No one. Except me. I'm a bit perverse. I also tend to...how to describe this? Alright...
In school, when we get off a break and the teacher's not back yet, we stand outside our classroom in ranks. It's very impolite to break ranks, you know, so the "proper" thing to do is ask permission before you cut through between the leaders and the rest of the class. Most people just say "Break?" or even "Break." as they cut through. Me, I like to say it out. "Request permission to break ranks?" It gets me odd looks, sometimes.

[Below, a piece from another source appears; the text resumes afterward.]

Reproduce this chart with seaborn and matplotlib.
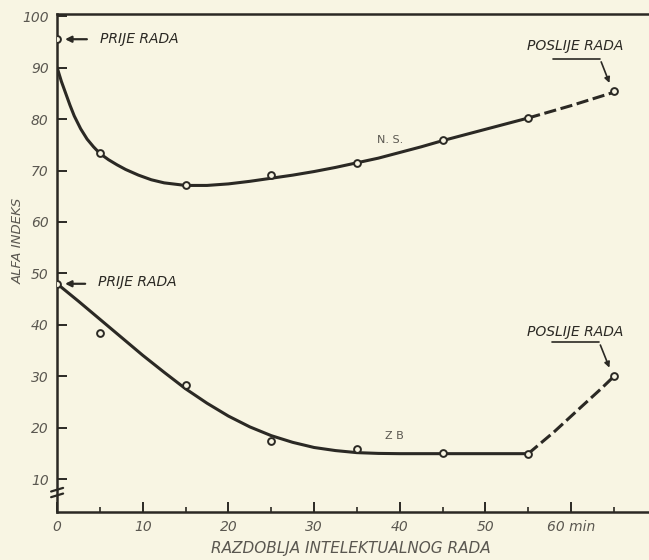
import matplotlib
matplotlib.use("Agg")
import matplotlib.pyplot as plt
import seaborn as sns
import pandas as pd

# measured points (minutes, alfa index)
ns_x = [0, 5, 15, 25, 35, 45, 55, 65]
ns_y = [95.5, 73.4, 67.2, 69.2, 71.5, 76.0, 80.2, 85.4]
zb_x = [0, 5, 15, 25, 35, 45, 55, 65]
zb_y = [48.0, 38.4, 28.3, 17.5, 16.0, 15.2, 15.0, 30.0]

# hand drawn curves
ns_curve_x = [0, 0.5, 1, 1.5, 2, 2.75, 3.5, 4.25, 5, 6, 7, 8, 9.5, 11, 12.5, 15, 17.5, 20, 22.5,
              25, 27.5, 30, 32.5, 35, 37.5, 40, 42.5, 45, 47.5, 50, 52.5, 55]
ns_curve_y = [90, 87.3, 85, 82.7, 80.6, 78.1, 76.1, 74.6, 73.3, 72.1, 71.1, 70.2, 69.1, 68.2,
              67.6, 67.1, 67.1, 67.4, 67.9, 68.5, 69.1, 69.8, 70.6, 71.5, 72.4, 73.5, 74.6,
              75.8, 76.9, 78.0, 79.1, 80.2]
ns_dash_x = [55, 60, 65]
ns_dash_y = [80.2, 82.6, 85.2]

zb_curve_x = [0, 2.5, 5, 7.5, 10, 12.5, 15, 17.5, 20, 22.5, 25, 27.5, 30, 32.5, 35, 37.5,
              40, 45, 50, 55]
zb_curve_y = [48, 44.6, 41.1, 37.6, 34.1, 30.8, 27.6, 24.8, 22.3, 20.2, 18.5, 17.2, 16.2,
              15.6, 15.2, 15.05, 15, 15, 15, 15]
zb_dash_x = [55, 58, 61, 63.5, 65]
zb_dash_y = [15, 19.2, 23.8, 27.6, 30]

x_ticks = [0, 10, 20, 30, 40, 50, 60]
x_tick_labels = ["0", "10", "20", "30", "40", "50", "60 min"]
y_ticks = [10, 20, 30, 40, 50, 60, 70, 80, 90, 100]

paper = "#f8f5e3"
ink = "#2b2924"
grey = "#5a5750"

sns.set_style("ticks")
plt.rcParams["font.family"] = ["DejaVu Sans"]
plt.rcParams["font.style"] = "italic"

fig = plt.figure(figsize=(6.49, 5.6), dpi=100, facecolor=paper)
ax = fig.add_axes([0.088, 0.086, 0.912, 0.889])
ax.set_facecolor(paper)

lw = 2.2
sns.lineplot(x=ns_curve_x, y=ns_curve_y, ax=ax, color=ink, lw=lw, sort=False, estimator=None)
sns.lineplot(x=ns_dash_x, y=ns_dash_y, ax=ax, color=ink, lw=lw, sort=False, estimator=None,
             linestyle=(0, (4, 1.5)))
sns.lineplot(x=zb_curve_x, y=zb_curve_y, ax=ax, color=ink, lw=lw, sort=False, estimator=None)
sns.lineplot(x=zb_dash_x, y=zb_dash_y, ax=ax, color=ink, lw=lw, sort=False, estimator=None,
             linestyle=(0, (4, 1.5)))

pts = pd.DataFrame({"x": ns_x + zb_x, "y": ns_y + zb_y})
sns.scatterplot(data=pts, x="x", y="y", ax=ax, s=24, facecolor=paper,
                edgecolor=ink, linewidth=1.4, zorder=5)

ax.set_xlim(0, 69.1)
ax.set_ylim(3.7, 100.4)

# spines: left, bottom and top, no right
ax.spines["right"].set_visible(False)
for s in ["left", "bottom", "top"]:
    ax.spines[s].set_color(ink)
    ax.spines[s].set_linewidth(1.8)

ax.set_xticks(x_ticks)
ax.set_xticklabels(x_tick_labels)
ax.set_xticks([5, 15, 25, 35, 45, 55, 65], minor=True)
ax.set_yticks(y_ticks)
ax.tick_params(axis="both", direction="in", length=7, width=1.4, color=ink,
               labelsize=10, labelcolor=grey, pad=6)
ax.tick_params(axis="x", which="minor", direction="in", length=3.5, width=1.2, color=ink)
ax.tick_params(top=False, right=False)

ax.set_xlabel("")
ax.set_ylabel("")
fig.text(0.54, 0.021, "RAZDOBLJA INTELEKTUALNOG RADA", fontsize=11, color=grey,
         ha="center", va="center")
fig.text(0.028, 0.57, "ALFA INDEKS", fontsize=9.5, color=grey, rotation=90,
         ha="center", va="center")

# axis break mark
for yb in [6.9, 8.0]:
    ax.plot([-0.7, 0.7], [yb - 0.35, yb + 0.35], color=ink, lw=1.6, clip_on=False, zorder=6)

# annotations
arrow = dict(arrowstyle="-|>", color=ink, lw=1.6, mutation_scale=9)
ax.annotate("", xy=(0.6, 95.5), xytext=(3.8, 95.5), arrowprops=arrow)
ax.text(5.0, 95.6, "PRIJE RADA", fontsize=10, color=ink, va="center", ha="left")
ax.annotate("", xy=(0.6, 48.0), xytext=(3.6, 48.0), arrowprops=arrow)
ax.text(4.8, 48.4, "PRIJE RADA", fontsize=10, color=ink, va="center", ha="left")

ax.text(60.5, 94.2, "POSLIJE RADA", fontsize=10, color=ink, va="center", ha="center")
ax.plot([57.9, 63.4], [91.6, 91.6], color=ink, lw=1.2)
ax.annotate("", xy=(64.6, 86.5), xytext=(63.4, 91.6),
            arrowprops=dict(arrowstyle="-|>", color=ink, lw=1.2, mutation_scale=8))

ax.text(60.5, 38.6, "POSLIJE RADA", fontsize=10, color=ink, va="center", ha="center")
ax.plot([57.8, 63.3], [36.6, 36.6], color=ink, lw=1.2)
ax.annotate("", xy=(64.6, 31.2), xytext=(63.3, 36.6),
            arrowprops=dict(arrowstyle="-|>", color=ink, lw=1.2, mutation_scale=8))

ax.text(38.9, 75.9, "N. S.", fontsize=8, color=grey, ha="center", va="center", style="normal")
ax.text(39.4, 18.4, "Z B", fontsize=8, color=grey, ha="center", va="center", style="normal")

fig.savefig("out.png", dpi=100, facecolor=paper)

Maybe part of it has something to do with what my mother told me before boot camp--look at it as a role-play. A loooong term LARP (live-action roleplay), wherein I play a sailor. One who does things right and knows where she's going.
I don't, really.
Maybe another part is my not-so-secret love of rituals and ceremony. I like requesting to come aboard when I cross the quarterdeck. I like saying the Sailor's Creed both in quarters on the ship and at the beginning of class. Turnover fascinates me, how one duty section's leaders pass the burden to another's. The secret handshakes shared.
I'm not going to say I love everything. Morning quarters at 0530 does not make me a happy camper. They wonder why so many kids pass out--well, gee, packing the whole ship into the lounge, standing for half an hour, so hot and tired and not really giving us time to do more than grab-and-go for chow? Yeah.
But that said? I'm happier than a lot of people here. Maybe because I choose to be. Even though it's rainy and school's hard and my feet are science experiments. I can still be a smooth sailor, and a squared-away one.